Copy out the data below as written; omit any images.

BEGIN INFORMATION PROVIDED

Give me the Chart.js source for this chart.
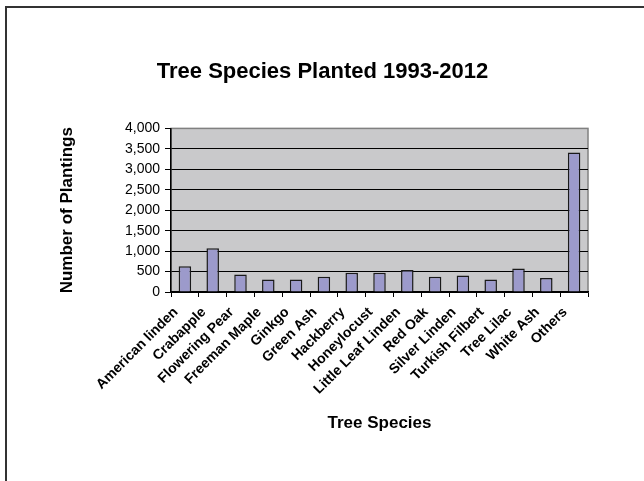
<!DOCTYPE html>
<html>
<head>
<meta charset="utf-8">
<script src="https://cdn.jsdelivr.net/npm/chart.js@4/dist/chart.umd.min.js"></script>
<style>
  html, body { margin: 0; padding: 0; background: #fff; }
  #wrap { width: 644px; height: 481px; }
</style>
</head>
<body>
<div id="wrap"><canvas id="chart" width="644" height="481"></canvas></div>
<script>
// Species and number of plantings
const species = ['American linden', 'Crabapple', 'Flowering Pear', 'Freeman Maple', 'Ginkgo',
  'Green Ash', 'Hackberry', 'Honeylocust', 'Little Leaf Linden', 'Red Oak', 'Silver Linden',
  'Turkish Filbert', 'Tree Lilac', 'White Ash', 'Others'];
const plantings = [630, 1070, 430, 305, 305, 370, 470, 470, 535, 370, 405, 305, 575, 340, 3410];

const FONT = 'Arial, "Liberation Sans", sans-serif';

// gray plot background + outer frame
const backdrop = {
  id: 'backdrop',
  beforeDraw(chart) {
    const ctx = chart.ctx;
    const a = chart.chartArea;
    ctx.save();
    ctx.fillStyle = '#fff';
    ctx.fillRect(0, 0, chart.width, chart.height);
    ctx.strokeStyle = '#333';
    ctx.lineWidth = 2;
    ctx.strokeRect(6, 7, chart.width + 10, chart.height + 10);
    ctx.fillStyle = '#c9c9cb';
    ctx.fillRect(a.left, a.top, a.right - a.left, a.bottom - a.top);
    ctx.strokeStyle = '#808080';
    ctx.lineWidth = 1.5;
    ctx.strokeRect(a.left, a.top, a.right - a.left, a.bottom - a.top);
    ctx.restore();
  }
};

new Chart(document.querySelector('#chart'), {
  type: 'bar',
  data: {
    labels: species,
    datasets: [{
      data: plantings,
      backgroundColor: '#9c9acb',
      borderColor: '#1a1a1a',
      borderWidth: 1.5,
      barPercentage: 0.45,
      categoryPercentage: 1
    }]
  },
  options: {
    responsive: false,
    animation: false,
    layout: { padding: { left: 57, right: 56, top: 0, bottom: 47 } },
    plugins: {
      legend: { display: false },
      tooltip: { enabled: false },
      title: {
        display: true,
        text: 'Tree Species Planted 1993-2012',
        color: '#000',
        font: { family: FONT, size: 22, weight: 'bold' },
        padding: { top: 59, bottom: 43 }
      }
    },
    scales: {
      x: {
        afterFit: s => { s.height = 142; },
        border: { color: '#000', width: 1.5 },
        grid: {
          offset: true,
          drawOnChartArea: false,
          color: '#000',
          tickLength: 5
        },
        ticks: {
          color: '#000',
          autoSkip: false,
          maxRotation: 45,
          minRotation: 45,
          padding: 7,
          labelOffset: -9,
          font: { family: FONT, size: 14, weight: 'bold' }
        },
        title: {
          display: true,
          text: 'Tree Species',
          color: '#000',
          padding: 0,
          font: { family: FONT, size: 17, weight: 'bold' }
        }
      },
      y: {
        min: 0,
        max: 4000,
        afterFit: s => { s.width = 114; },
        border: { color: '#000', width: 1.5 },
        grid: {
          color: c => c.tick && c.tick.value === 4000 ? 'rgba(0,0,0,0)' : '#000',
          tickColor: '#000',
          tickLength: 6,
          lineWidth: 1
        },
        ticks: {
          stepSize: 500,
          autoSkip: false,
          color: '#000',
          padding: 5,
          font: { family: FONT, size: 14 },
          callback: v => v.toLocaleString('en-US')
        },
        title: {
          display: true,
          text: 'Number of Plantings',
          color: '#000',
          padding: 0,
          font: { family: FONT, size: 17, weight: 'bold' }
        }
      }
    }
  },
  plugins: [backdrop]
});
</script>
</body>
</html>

END INFORMATION PROVIDED

*COMPLETE ANSWER*:
Give me the Chart.js source for this chart.
<!DOCTYPE html>
<html>
<head>
<meta charset="utf-8">
<script src="https://cdn.jsdelivr.net/npm/chart.js@4/dist/chart.umd.min.js"></script>
<style>
  html, body { margin: 0; padding: 0; background: #fff; }
  #wrap { width: 644px; height: 481px; }
</style>
</head>
<body>
<div id="wrap"><canvas id="chart" width="644" height="481"></canvas></div>
<script>
// Species and number of plantings
const species = ['American linden', 'Crabapple', 'Flowering Pear', 'Freeman Maple', 'Ginkgo',
  'Green Ash', 'Hackberry', 'Honeylocust', 'Little Leaf Linden', 'Red Oak', 'Silver Linden',
  'Turkish Filbert', 'Tree Lilac', 'White Ash', 'Others'];
const plantings = [630, 1070, 430, 305, 305, 370, 470, 470, 535, 370, 405, 305, 575, 340, 3410];

const FONT = 'Arial, "Liberation Sans", sans-serif';

// gray plot background + outer frame
const backdrop = {
  id: 'backdrop',
  beforeDraw(chart) {
    const ctx = chart.ctx;
    const a = chart.chartArea;
    ctx.save();
    ctx.fillStyle = '#fff';
    ctx.fillRect(0, 0, chart.width, chart.height);
    ctx.strokeStyle = '#333';
    ctx.lineWidth = 2;
    ctx.strokeRect(6, 7, chart.width + 10, chart.height + 10);
    ctx.fillStyle = '#c9c9cb';
    ctx.fillRect(a.left, a.top, a.right - a.left, a.bottom - a.top);
    ctx.strokeStyle = '#808080';
    ctx.lineWidth = 1.5;
    ctx.strokeRect(a.left, a.top, a.right - a.left, a.bottom - a.top);
    ctx.restore();
  }
};

new Chart(document.querySelector('#chart'), {
  type: 'bar',
  data: {
    labels: species,
    datasets: [{
      data: plantings,
      backgroundColor: '#9c9acb',
      borderColor: '#1a1a1a',
      borderWidth: 1.5,
      barPercentage: 0.45,
      categoryPercentage: 1
    }]
  },
  options: {
    responsive: false,
    animation: false,
    layout: { padding: { left: 57, right: 56, top: 0, bottom: 47 } },
    plugins: {
      legend: { display: false },
      tooltip: { enabled: false },
      title: {
        display: true,
        text: 'Tree Species Planted 1993-2012',
        color: '#000',
        font: { family: FONT, size: 22, weight: 'bold' },
        padding: { top: 59, bottom: 43 }
      }
    },
    scales: {
      x: {
        afterFit: s => { s.height = 142; },
        border: { color: '#000', width: 1.5 },
        grid: {
          offset: true,
          drawOnChartArea: false,
          color: '#000',
          tickLength: 5
        },
        ticks: {
          color: '#000',
          autoSkip: false,
          maxRotation: 45,
          minRotation: 45,
          padding: 7,
          labelOffset: -9,
          font: { family: FONT, size: 14, weight: 'bold' }
        },
        title: {
          display: true,
          text: 'Tree Species',
          color: '#000',
          padding: 0,
          font: { family: FONT, size: 17, weight: 'bold' }
        }
      },
      y: {
        min: 0,
        max: 4000,
        afterFit: s => { s.width = 114; },
        border: { color: '#000', width: 1.5 },
        grid: {
          color: c => c.tick && c.tick.value === 4000 ? 'rgba(0,0,0,0)' : '#000',
          tickColor: '#000',
          tickLength: 6,
          lineWidth: 1
        },
        ticks: {
          stepSize: 500,
          autoSkip: false,
          color: '#000',
          padding: 5,
          font: { family: FONT, size: 14 },
          callback: v => v.toLocaleString('en-US')
        },
        title: {
          display: true,
          text: 'Number of Plantings',
          color: '#000',
          padding: 0,
          font: { family: FONT, size: 17, weight: 'bold' }
        }
      }
    }
  },
  plugins: [backdrop]
});
</script>
</body>
</html>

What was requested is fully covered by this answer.